Assistant professor and BARC member Mikkel Abrahamsen explains the result of his paper Training Neural Networks is ∃ℝ-complete written together with Linda Kleist and Tillmann Miltzow. The paper was recently accepted at the prestigious conference NeurIPS (Advances in Neural Information Processing Systems 2021) and can be found here: https://arxiv.org/abs/2102.09798

A neural network is a brain-inspired machine learning model that can be trained to perform complex and diverse tasks at super-human level. Neural networks have time and again shown to be superior to all other known techniques for problems such as playing difficult games like chess and go, translating languages, recognizing human faces, identifying cancer in CT scans, etc. Neural networks are extensively used in social media to model the behaviour of users. These models are used to customize the content seen by a user, such as advertisements.

Before a neural network is of any use, it must be trained on known examples, such as a large collection of CT scans where a human expert has pointed out which scans show signs of cancer and which do not. The neural network then learns the pattern and can spot cancer in new unseen scans. Once the training is done, it is fast and efficient to use the network over and over again, but unlimited amounts of energy and time can be used on the training itself.

The figure shows a simple example of a neural network. Numbers are fed into the three nodes to the left. The numbers flow through the network and are multiplied by the weights (the w’s) and the biases are added (the b’s). Training the network means to choose the parameters (the weights and the biases) so that the results produced by the network match those known from training data.

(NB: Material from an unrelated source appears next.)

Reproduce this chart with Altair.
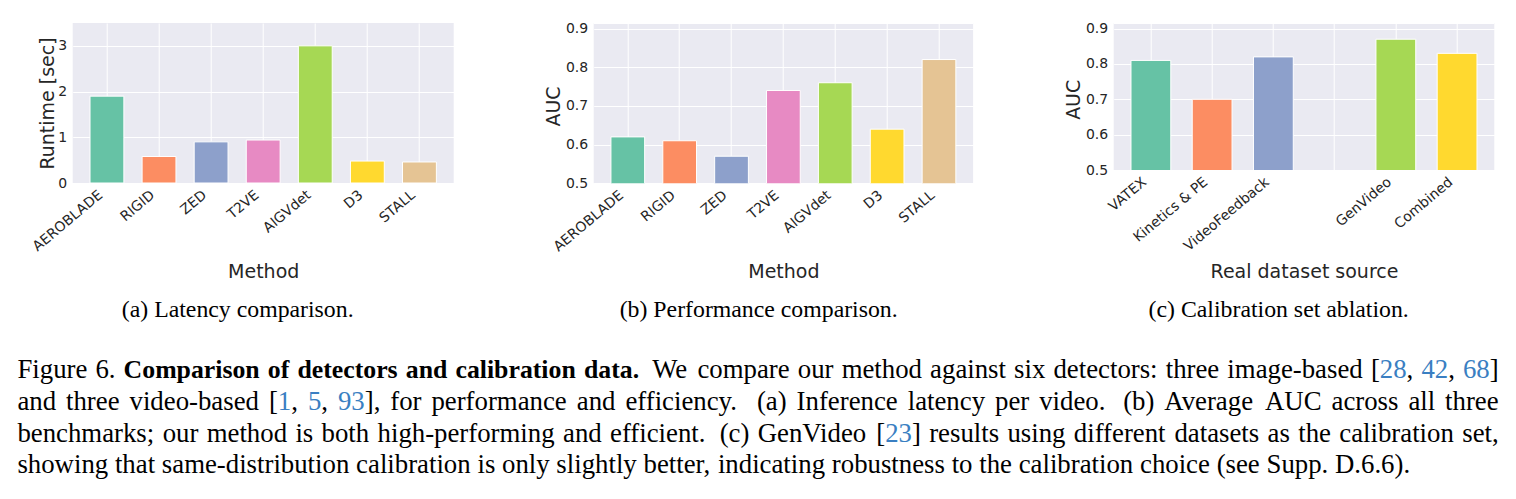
import altair as alt
import pandas as pd

# ---------------- data ----------------
METHODS = ["AEROBLADE", "RIGID", "ZED", "T2VE", "AIGVdet", "D3", "STALL"]
RUNTIME_SEC = [1.90, 0.58, 0.90, 0.94, 3.00, 0.48, 0.46]
AUC_MEAN = [0.62, 0.61, 0.57, 0.74, 0.76, 0.64, 0.82]

CALIB_SOURCES = ["VATEX", "Kinetics & PE", "VideoFeedback", "GenVideo", "Combined"]
CALIB_AUC = [0.81, 0.70, 0.82, 0.87, 0.83]
GAP_SLOT = " "  # empty slot separating real-data sources from GenVideo / Combined
CALIB_SLOTS = ["VATEX", "Kinetics & PE", "VideoFeedback", GAP_SLOT, "GenVideo", "Combined"]

SET2 = ["#66c2a5", "#fc8d62", "#8da0cb", "#e78ac3", "#a6d854", "#ffd92f", "#e5c494"]

SUBCAPTIONS = [
    "(a) Latency comparison.",
    "(b) Performance comparison.",
    "(c) Calibration set ablation.",
]

# caption runs: (text, kind); a double space marks an end-of-sentence gap
CAPTION_LINES = [
    [("Figure 6. ", "plain"),
     ("Comparison of detectors and calibration data.", "bold"),
     ("  We compare our method against six detectors: three image-based [", "plain"),
     ("28", "cite"), (", ", "plain"), ("42", "cite"), (", ", "plain"), ("68", "cite"), ("]", "plain")],
    [("and three video-based [", "plain"), ("1", "cite"), (", ", "plain"), ("5", "cite"),
     (", ", "plain"), ("93", "cite"),
     ("], for performance and efficiency.  (a) Inference latency per video.  (b) Average AUC across all three", "plain")],
    [("benchmarks; our method is both high-performing and efficient.  (c) GenVideo [", "plain"),
     ("23", "cite"), ("] results using different datasets as the calibration set,", "plain")],
    [("showing that same-distribution calibration is only slightly better, indicating robustness "
      "to the calibration choice (see Supp. D.6.6).", "plain")],
]
CAPTION_JUSTIFIED = [True, True, True, False]

# ---------------- styling / layout constants ----------------
BG = "#EAEAF2"
INK = "#262626"
SANS = "DejaVu Sans"
SERIF = "Liberation Serif"
CITE_BLUE = "#3a7fc2"
CAP_FS = 26.8
CAP_BOLD_FS = 25.8
SUB_FS = 23.8

ROW_TOP = 23.0        # page y shared by the panel origins
ORIGIN_X = 72.0       # page x of the first panel's plot area
TEXT_LEFT = 16.7      # page x where caption lines start
TEXT_RIGHT = 1498.0   # page x where justified caption lines end
XTITLE_BASE = 278.0   # page y of the x-axis title baselines
SUB_BASE = 316.7      # page y of the sub-caption baselines
ROW_BOTTOM = 305.0    # row extent below ROW_TOP reserved for the panels
CAP_TOP = ROW_TOP + ROW_BOTTOM


# ---------------- caption layout (Times metrics, 1/1000 em) ----------------
def _table(groups):
    t = {}
    for chars, w in groups:
        for ch in chars:
            t[ch] = w
    return t


ROMAN = _table([(" ,.", 250), ("ijlt:;", 278), ("fr()[]-I", 333), ("sJ", 389), ("acez", 444),
                ("bdghknopquvxy0123456789", 500), ("FPS", 556), ("ELTZ", 611), ("BCR", 667),
                ("ADGHKNOQUVXYw", 722), ("m", 778), ("M", 889), ("W", 944)])
BOLD = _table([(" ,.", 250), ("il", 278), ("tfj:()-", 333), ("s", 389), ("cer", 444),
               ("aogvxy", 500), ("bdhnpuqk", 556), ("C", 722), ("m", 833)])


def char_w(ch, kind):
    if kind == "bold":
        return BOLD.get(ch, 500) * CAP_BOLD_FS / 1000.0
    return ROMAN.get(ch, 500) * CAP_FS / 1000.0


def layout_line(runs, justify, x0, line_width, y):
    chars = [(ch, kind) for text, kind in runs for ch in text]
    words, gaps, cur, spaces = [], [], [], 0
    for ch, kind in chars:
        if ch == " ":
            spaces += 1
            continue
        if spaces and cur:
            words.append(cur)
            gaps.append(spaces)
            cur = []
        spaces = 0
        cur.append((ch, kind))
    if cur:
        words.append(cur)
    word_w = [sum(char_w(c, k) for c, k in w) for w in words]
    nat = [0.25 * CAP_FS if g == 1 else 0.36 * CAP_FS for g in gaps]
    weight = [1.0 if g == 1 else 2.5 for g in gaps]
    k = 0.0
    if justify:
        k = (line_width - sum(word_w) - sum(nat)) / sum(weight)
    rows, x = [], x0
    for i, w in enumerate(words):
        seg, seg_kind, seg_x, cx = "", None, x, x
        for c, kd in w:
            if kd != seg_kind and seg:
                rows.append({"seg": seg, "kind": seg_kind, "x": seg_x, "y": y})
                seg, seg_x = "", cx
            seg_kind = kd
            seg += c
            cx += char_w(c, kd)
        rows.append({"seg": seg, "kind": seg_kind, "x": seg_x, "y": y})
        x += word_w[i]
        if i < len(gaps):
            x += nat[i] + k * weight[i]
    return rows


cap_rows = []
for i, (runs, just) in enumerate(zip(CAPTION_LINES, CAPTION_JUSTIFIED)):
    cap_rows += layout_line(runs, just, TEXT_LEFT - ORIGIN_X, TEXT_RIGHT - TEXT_LEFT,
                            378.5 + 31.6 * i - CAP_TOP)
cap_df = pd.DataFrame(cap_rows)

cap_enc = dict(
    x=alt.X("x:Q", scale=None),
    y=alt.Y("y:Q", scale=None),
    text="seg:N",
    color=alt.condition("datum.kind == 'cite'", alt.value(CITE_BLUE), alt.value("black")),
)
cap_plain = alt.Chart(cap_df).transform_filter("datum.kind != 'bold'").mark_text(
    font=SERIF, fontSize=CAP_FS, align="left", baseline="alphabetic").encode(**cap_enc)
cap_bold = alt.Chart(cap_df).transform_filter("datum.kind == 'bold'").mark_text(
    font=SERIF, fontSize=CAP_BOLD_FS, fontWeight="bold", align="left", baseline="alphabetic"
).encode(**cap_enc)
caption = alt.layer(cap_plain, cap_bold).properties(
    width=1516 - ORIGIN_X - 1, height=499 - CAP_TOP - 1,
    view=alt.ViewBackground(fill="transparent", strokeWidth=0))


# ---------------- bar panels ----------------
def bar_panel(names, values, slots, colors, top, w, h, y_domain, y_ticks, y_fmt,
              y_title, title_dx, x_title, subcaption, pad_outer, extra=None):
    """Bar panel whose shaded plot area spans page y [top, top + h]."""
    lift = top - ROW_TOP                      # blank strip above the shaded area
    lo, hi = y_domain
    hi_ext = hi + lift * (hi - lo) / h
    full_h = h + lift
    df = pd.DataFrame({"name": names, "value": values})
    bars = alt.Chart(df).mark_bar(clip=True, stroke="white", strokeWidth=1).encode(
        x=alt.X("name:N", sort=slots,
                scale=alt.Scale(domain=slots, paddingInner=0.35, paddingOuter=pad_outer),
                axis=alt.Axis(title=x_title, bandPosition=0.5, grid=True, ticks=False, domain=False,
                              labelAngle=320, labelAlign="right", labelBaseline="alphabetic",
                              labelPadding=13, labelOffset=-3.5, labelOverlap=False,
                              titleY=XTITLE_BASE - (ROW_TOP + full_h), titleBaseline="alphabetic")),
        y=alt.Y("value:Q", scale=alt.Scale(domain=[lo, hi_ext], nice=False, zero=False),
                axis=alt.Axis(title=y_title, values=y_ticks, format=y_fmt, grid=True, ticks=False,
                              domain=False, labelPadding=6, titleAngle=270, titleAlign="center",
                              titleBaseline="alphabetic", titleX=title_dx, titleY=lift + h / 2)),
        color=alt.Color("name:N", scale=alt.Scale(domain=slots, range=colors), legend=None),
    )
    layers = [bars]
    if lift > 0:
        cover = alt.Chart(pd.DataFrame({"c": [0]})).mark_rect(color="white").encode(
            x=alt.value(0), x2=alt.value(w), y=alt.value(0), y2=alt.datum(hi))
        layers.append(cover)
    sub = alt.Chart(pd.DataFrame({"t": [subcaption]})).mark_text(
        font=SERIF, fontSize=SUB_FS, align="center", baseline="alphabetic", color="black"
    ).encode(text="t:N", x=alt.value(165), y=alt.value(SUB_BASE - ROW_TOP))
    layers.append(sub)
    layers += extra or []
    return alt.layer(*layers).properties(
        width=w, height=full_h, view=alt.ViewBackground(fill=BG, strokeWidth=0))


# transparent marker fixing the row's vertical extent
edge = alt.Chart(pd.DataFrame({"e": [0]})).mark_rule(opacity=0).encode(
    x=alt.value(-20), y=alt.value(-10), y2=alt.value(ROW_BOTTOM))

panel_a = bar_panel(METHODS, RUNTIME_SEC, METHODS, SET2, 23.0, 381, 160, [0, 3.5], [0, 1, 2, 3], "d",
                    "Runtime [sec]", -19.5, "Method", SUBCAPTIONS[0], 0.3325, extra=[edge])
panel_b = bar_panel(METHODS, AUC_MEAN, METHODS, SET2, 28.6, 379.4, 154.7, [0.5, 0.9],
                    [0.5, 0.6, 0.7, 0.8, 0.9], ".1f", "AUC", -34, "Method", SUBCAPTIONS[1], 0.3325)
panel_c = bar_panel(CALIB_SOURCES, CALIB_AUC, CALIB_SLOTS, SET2[:6], 28.6, 380.6, 141.4,
                    [0.5, 0.9], [0.5, 0.6, 0.7, 0.8, 0.9], ".1f", "AUC", -34,
                    "Real dataset source", SUBCAPTIONS[2], 0.2825)

row = alt.hconcat(panel_a, panel_b, panel_c, spacing=91)

chart = alt.vconcat(row, caption, spacing=0).properties(
    padding={"left": TEXT_LEFT, "top": ROW_TOP - 10, "right": 0, "bottom": 0}
).configure_axis(
    labelFont=SANS, titleFont=SANS, labelFontSize=14, titleFontSize=19,
    labelColor=INK, titleColor=INK, titleFontWeight="normal",
    gridColor="white", gridWidth=1, gridOpacity=1,
).configure_view(strokeWidth=0)

chart.save("out.html", embed_options={"renderer": "svg", "actions": False})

The new paper shows that the problem of training a neural network to the optimal stage is complete for a complexity class known under the peculiar name ∃ℝ, or the Existential Theory of the Reals. This means that the problem is essentially as hard as solving some very general equations with many unknowns; a problem for which only horribly slow algorithms are known. In practice, equations with at most eight unknowns can be handled within reasonable time, while neural networks can have billions of parameters that must be chosen during training. Even quantum computers are not expected to be able to solve these kinds of hard problems.

In a world where neural networks play an increasingly prominent role, the paper fills an important gap in our knowledge. Vast amounts of energy is currently being used to train neural networks, so understanding the complexity of the training problem is crucial. Using the methods from the paper, it is straightforward to construct a neural network of modest size that is particularly tricky to train: With the algorithms currently known, one may easily use the world's entire production of energy for many years without reaching the optimum.

While neural networks can be used in many ways that improve the wellbeing of people, the result underlines the importance of only using the networks where it is necessary. Likewise, we must accept that the training process cannot be completed, but must be stopped before reaching the optimal stage. Unlimited resources can be used to improve a network, and the question is how long it is responsible to proceed.

Neural networks are usually trained using variants of an algorithm called backpropagation. Simply speaking, the algorithm adjusts the parameters (the weights and biases) of the network little by little to match the training data better and better. There exist many other methods for optimization that appear much more sophisticated, but they have so far been of no use in training neural networks. The paper gives an explanation why, namely that these other methods are tailored for problems in a complexity class known as NP, which is believed to be smaller and easier than ∃ℝ.

Subsequent work will focus on building a bridge between neural networks and other problems known to have the same complexity. For instance, the backpropagation algorithm, which has been fine-tuned to train neural networks using specialized hardware, may turn out useful for packing objects in the most space-efficient way, as such packing problems have likewise been shown to be ∃ℝ-complete. Another research direction is to further explore the consequences of the high complexity and determine exactly what features cause the neural networks to be that hard to train.